→ **Entries shown**

------------------------------------------------------------------------

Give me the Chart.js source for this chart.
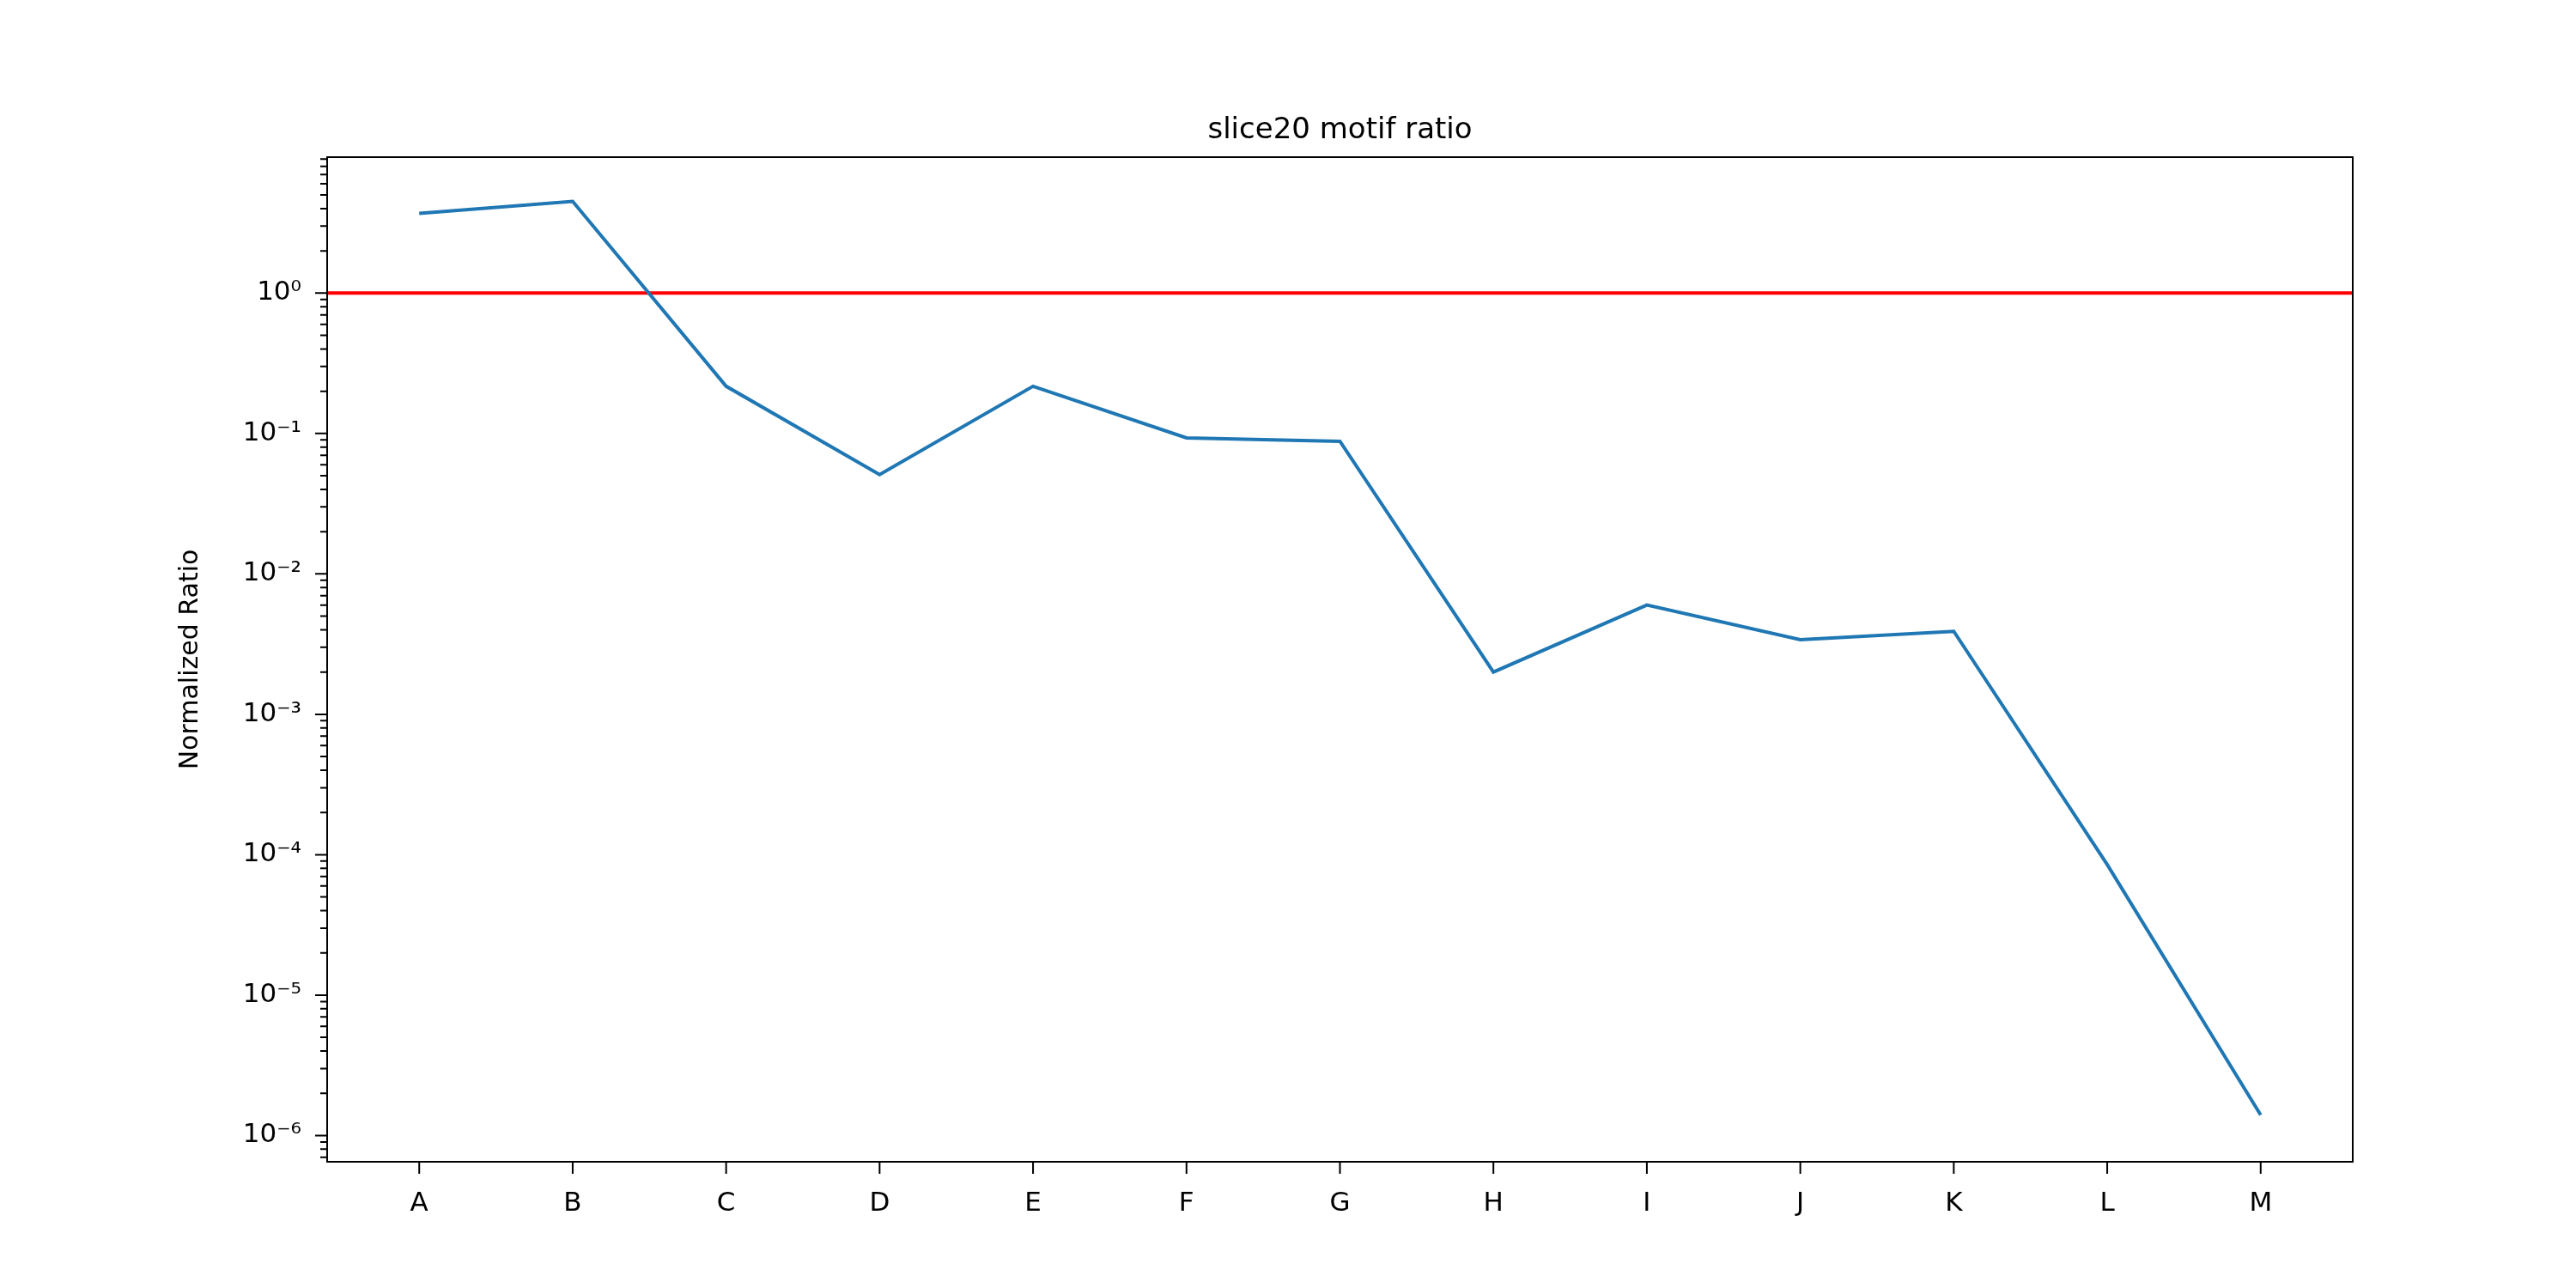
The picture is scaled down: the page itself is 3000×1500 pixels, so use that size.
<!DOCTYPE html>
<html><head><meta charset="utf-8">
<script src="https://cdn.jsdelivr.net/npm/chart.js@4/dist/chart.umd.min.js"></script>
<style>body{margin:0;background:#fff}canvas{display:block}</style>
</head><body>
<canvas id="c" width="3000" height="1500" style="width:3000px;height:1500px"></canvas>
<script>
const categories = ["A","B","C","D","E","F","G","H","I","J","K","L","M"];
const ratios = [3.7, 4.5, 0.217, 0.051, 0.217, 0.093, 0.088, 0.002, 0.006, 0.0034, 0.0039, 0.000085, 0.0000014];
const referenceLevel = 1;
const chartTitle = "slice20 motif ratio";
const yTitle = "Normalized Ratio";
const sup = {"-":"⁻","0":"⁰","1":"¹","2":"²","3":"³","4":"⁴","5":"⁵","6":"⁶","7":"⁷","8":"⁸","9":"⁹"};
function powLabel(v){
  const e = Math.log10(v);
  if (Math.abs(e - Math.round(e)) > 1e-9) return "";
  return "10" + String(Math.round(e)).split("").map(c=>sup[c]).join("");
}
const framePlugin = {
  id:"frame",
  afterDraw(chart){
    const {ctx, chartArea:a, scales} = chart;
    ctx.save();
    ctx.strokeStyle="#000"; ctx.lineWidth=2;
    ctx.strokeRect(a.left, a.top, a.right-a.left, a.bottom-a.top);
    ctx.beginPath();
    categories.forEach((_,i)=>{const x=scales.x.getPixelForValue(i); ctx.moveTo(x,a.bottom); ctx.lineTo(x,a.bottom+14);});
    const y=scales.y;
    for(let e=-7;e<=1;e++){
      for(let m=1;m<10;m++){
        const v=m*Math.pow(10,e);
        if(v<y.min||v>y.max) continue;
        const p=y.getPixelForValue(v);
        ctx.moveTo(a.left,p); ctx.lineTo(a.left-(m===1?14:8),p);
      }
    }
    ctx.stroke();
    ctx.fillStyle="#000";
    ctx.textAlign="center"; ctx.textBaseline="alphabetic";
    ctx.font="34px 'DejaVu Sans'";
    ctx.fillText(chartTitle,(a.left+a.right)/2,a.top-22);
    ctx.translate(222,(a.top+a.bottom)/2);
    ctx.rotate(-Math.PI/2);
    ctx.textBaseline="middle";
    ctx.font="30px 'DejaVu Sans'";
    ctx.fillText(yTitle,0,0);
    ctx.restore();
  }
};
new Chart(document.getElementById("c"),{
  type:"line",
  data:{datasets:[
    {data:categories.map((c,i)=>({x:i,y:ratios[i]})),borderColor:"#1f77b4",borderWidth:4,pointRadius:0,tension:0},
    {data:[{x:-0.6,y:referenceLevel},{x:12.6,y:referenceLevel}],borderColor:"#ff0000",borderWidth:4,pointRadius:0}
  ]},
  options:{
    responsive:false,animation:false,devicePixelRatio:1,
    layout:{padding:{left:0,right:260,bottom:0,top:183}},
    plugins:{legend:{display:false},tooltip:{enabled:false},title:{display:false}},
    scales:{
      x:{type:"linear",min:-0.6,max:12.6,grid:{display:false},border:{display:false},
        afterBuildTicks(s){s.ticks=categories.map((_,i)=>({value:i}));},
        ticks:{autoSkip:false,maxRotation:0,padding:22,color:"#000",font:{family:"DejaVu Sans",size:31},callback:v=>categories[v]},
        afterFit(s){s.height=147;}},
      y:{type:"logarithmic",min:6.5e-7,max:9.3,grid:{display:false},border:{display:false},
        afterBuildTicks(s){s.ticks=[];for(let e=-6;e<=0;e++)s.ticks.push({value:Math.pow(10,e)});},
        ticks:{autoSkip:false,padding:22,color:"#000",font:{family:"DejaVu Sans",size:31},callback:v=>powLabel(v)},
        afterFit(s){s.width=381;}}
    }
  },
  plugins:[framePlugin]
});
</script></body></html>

------------------------------------------------------------------------

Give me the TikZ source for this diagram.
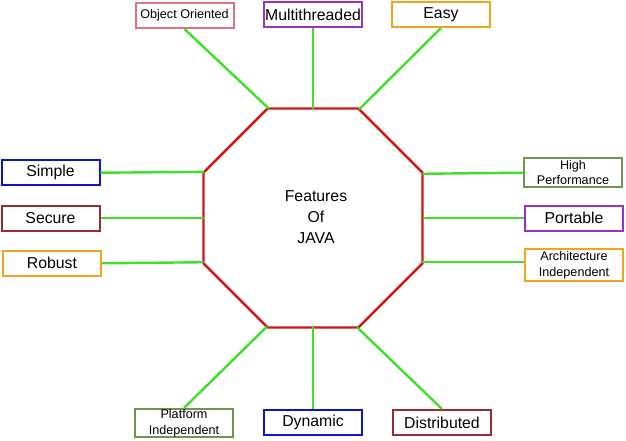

------------------------------------------------------------------------

→ **Task brief**
Gather each line in these records that contains the string "this".

→ **Solved problem**
Give me the Chart.js source for this chart.
Give me the TikZ source for this diagram.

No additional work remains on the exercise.